## SUPPLIED INFORMATION
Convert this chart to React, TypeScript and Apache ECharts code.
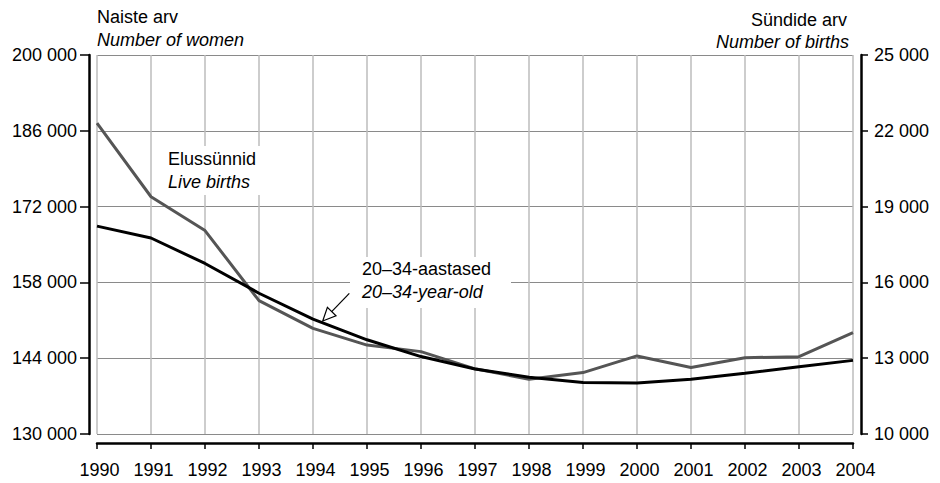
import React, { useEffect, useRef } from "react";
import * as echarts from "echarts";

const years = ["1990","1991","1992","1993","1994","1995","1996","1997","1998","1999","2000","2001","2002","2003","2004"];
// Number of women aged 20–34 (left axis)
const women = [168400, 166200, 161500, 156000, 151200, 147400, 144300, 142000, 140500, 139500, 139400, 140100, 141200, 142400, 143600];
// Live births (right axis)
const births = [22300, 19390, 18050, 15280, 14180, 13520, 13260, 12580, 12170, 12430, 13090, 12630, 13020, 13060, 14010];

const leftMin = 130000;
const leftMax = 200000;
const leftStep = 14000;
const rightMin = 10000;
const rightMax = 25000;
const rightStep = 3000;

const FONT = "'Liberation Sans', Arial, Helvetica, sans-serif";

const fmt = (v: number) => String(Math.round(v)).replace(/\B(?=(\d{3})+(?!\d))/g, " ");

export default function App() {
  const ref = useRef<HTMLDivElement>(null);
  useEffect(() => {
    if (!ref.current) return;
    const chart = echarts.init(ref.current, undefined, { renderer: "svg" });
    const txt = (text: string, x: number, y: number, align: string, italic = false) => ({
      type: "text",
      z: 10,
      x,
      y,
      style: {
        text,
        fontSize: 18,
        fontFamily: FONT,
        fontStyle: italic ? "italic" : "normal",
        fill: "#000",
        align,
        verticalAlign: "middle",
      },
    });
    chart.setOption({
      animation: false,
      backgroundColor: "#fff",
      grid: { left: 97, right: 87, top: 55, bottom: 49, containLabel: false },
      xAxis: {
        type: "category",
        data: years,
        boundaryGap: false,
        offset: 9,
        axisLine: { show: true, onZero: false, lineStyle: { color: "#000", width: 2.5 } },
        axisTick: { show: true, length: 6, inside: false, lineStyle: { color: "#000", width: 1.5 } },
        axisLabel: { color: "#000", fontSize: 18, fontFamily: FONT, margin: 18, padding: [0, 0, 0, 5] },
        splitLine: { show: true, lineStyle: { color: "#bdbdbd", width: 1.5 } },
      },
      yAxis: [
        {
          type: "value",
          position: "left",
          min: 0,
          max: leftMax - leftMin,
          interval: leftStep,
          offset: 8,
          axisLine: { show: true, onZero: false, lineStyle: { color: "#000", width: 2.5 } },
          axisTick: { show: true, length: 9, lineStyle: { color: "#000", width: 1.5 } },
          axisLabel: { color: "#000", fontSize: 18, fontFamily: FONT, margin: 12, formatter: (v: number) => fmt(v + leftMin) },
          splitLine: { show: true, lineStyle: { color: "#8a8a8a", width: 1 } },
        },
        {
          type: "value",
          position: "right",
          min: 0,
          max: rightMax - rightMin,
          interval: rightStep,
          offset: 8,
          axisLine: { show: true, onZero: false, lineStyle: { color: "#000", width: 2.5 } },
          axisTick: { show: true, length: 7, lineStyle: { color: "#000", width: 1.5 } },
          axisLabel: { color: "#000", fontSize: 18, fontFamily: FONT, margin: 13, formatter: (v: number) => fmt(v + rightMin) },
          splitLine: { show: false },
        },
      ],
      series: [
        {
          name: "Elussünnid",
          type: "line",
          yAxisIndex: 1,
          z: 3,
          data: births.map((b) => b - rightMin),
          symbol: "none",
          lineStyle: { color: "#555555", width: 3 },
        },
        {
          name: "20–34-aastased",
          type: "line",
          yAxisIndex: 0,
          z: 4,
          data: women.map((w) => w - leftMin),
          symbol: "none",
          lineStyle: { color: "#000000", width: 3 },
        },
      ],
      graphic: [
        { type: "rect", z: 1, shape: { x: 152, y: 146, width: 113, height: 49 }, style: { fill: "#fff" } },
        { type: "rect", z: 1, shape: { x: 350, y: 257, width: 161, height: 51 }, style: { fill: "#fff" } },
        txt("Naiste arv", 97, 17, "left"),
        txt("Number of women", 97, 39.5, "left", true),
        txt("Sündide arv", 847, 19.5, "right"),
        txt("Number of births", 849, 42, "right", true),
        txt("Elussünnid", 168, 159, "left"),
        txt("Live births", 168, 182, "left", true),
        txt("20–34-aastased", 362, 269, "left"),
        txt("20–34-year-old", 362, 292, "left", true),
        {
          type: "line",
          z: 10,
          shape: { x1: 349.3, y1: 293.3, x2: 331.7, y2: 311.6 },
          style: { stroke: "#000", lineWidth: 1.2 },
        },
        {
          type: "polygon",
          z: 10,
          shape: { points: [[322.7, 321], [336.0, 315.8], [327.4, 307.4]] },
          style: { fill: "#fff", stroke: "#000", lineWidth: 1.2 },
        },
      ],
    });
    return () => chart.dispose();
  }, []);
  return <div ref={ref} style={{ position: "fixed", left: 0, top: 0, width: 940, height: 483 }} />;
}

## TASK
Quote the preceding listing precisely and completely, omitting its images.

## FINAL ANSWER
Convert this chart to React, TypeScript and Apache ECharts code.
import React, { useEffect, useRef } from "react";
import * as echarts from "echarts";

const years = ["1990","1991","1992","1993","1994","1995","1996","1997","1998","1999","2000","2001","2002","2003","2004"];
// Number of women aged 20–34 (left axis)
const women = [168400, 166200, 161500, 156000, 151200, 147400, 144300, 142000, 140500, 139500, 139400, 140100, 141200, 142400, 143600];
// Live births (right axis)
const births = [22300, 19390, 18050, 15280, 14180, 13520, 13260, 12580, 12170, 12430, 13090, 12630, 13020, 13060, 14010];

const leftMin = 130000;
const leftMax = 200000;
const leftStep = 14000;
const rightMin = 10000;
const rightMax = 25000;
const rightStep = 3000;

const FONT = "'Liberation Sans', Arial, Helvetica, sans-serif";

const fmt = (v: number) => String(Math.round(v)).replace(/\B(?=(\d{3})+(?!\d))/g, " ");

export default function App() {
  const ref = useRef<HTMLDivElement>(null);
  useEffect(() => {
    if (!ref.current) return;
    const chart = echarts.init(ref.current, undefined, { renderer: "svg" });
    const txt = (text: string, x: number, y: number, align: string, italic = false) => ({
      type: "text",
      z: 10,
      x,
      y,
      style: {
        text,
        fontSize: 18,
        fontFamily: FONT,
        fontStyle: italic ? "italic" : "normal",
        fill: "#000",
        align,
        verticalAlign: "middle",
      },
    });
    chart.setOption({
      animation: false,
      backgroundColor: "#fff",
      grid: { left: 97, right: 87, top: 55, bottom: 49, containLabel: false },
      xAxis: {
        type: "category",
        data: years,
        boundaryGap: false,
        offset: 9,
        axisLine: { show: true, onZero: false, lineStyle: { color: "#000", width: 2.5 } },
        axisTick: { show: true, length: 6, inside: false, lineStyle: { color: "#000", width: 1.5 } },
        axisLabel: { color: "#000", fontSize: 18, fontFamily: FONT, margin: 18, padding: [0, 0, 0, 5] },
        splitLine: { show: true, lineStyle: { color: "#bdbdbd", width: 1.5 } },
      },
      yAxis: [
        {
          type: "value",
          position: "left",
          min: 0,
          max: leftMax - leftMin,
          interval: leftStep,
          offset: 8,
          axisLine: { show: true, onZero: false, lineStyle: { color: "#000", width: 2.5 } },
          axisTick: { show: true, length: 9, lineStyle: { color: "#000", width: 1.5 } },
          axisLabel: { color: "#000", fontSize: 18, fontFamily: FONT, margin: 12, formatter: (v: number) => fmt(v + leftMin) },
          splitLine: { show: true, lineStyle: { color: "#8a8a8a", width: 1 } },
        },
        {
          type: "value",
          position: "right",
          min: 0,
          max: rightMax - rightMin,
          interval: rightStep,
          offset: 8,
          axisLine: { show: true, onZero: false, lineStyle: { color: "#000", width: 2.5 } },
          axisTick: { show: true, length: 7, lineStyle: { color: "#000", width: 1.5 } },
          axisLabel: { color: "#000", fontSize: 18, fontFamily: FONT, margin: 13, formatter: (v: number) => fmt(v + rightMin) },
          splitLine: { show: false },
        },
      ],
      series: [
        {
          name: "Elussünnid",
          type: "line",
          yAxisIndex: 1,
          z: 3,
          data: births.map((b) => b - rightMin),
          symbol: "none",
          lineStyle: { color: "#555555", width: 3 },
        },
        {
          name: "20–34-aastased",
          type: "line",
          yAxisIndex: 0,
          z: 4,
          data: women.map((w) => w - leftMin),
          symbol: "none",
          lineStyle: { color: "#000000", width: 3 },
        },
      ],
      graphic: [
        { type: "rect", z: 1, shape: { x: 152, y: 146, width: 113, height: 49 }, style: { fill: "#fff" } },
        { type: "rect", z: 1, shape: { x: 350, y: 257, width: 161, height: 51 }, style: { fill: "#fff" } },
        txt("Naiste arv", 97, 17, "left"),
        txt("Number of women", 97, 39.5, "left", true),
        txt("Sündide arv", 847, 19.5, "right"),
        txt("Number of births", 849, 42, "right", true),
        txt("Elussünnid", 168, 159, "left"),
        txt("Live births", 168, 182, "left", true),
        txt("20–34-aastased", 362, 269, "left"),
        txt("20–34-year-old", 362, 292, "left", true),
        {
          type: "line",
          z: 10,
          shape: { x1: 349.3, y1: 293.3, x2: 331.7, y2: 311.6 },
          style: { stroke: "#000", lineWidth: 1.2 },
        },
        {
          type: "polygon",
          z: 10,
          shape: { points: [[322.7, 321], [336.0, 315.8], [327.4, 307.4]] },
          style: { fill: "#fff", stroke: "#000", lineWidth: 1.2 },
        },
      ],
    });
    return () => chart.dispose();
  }, []);
  return <div ref={ref} style={{ position: "fixed", left: 0, top: 0, width: 940, height: 483 }} />;
}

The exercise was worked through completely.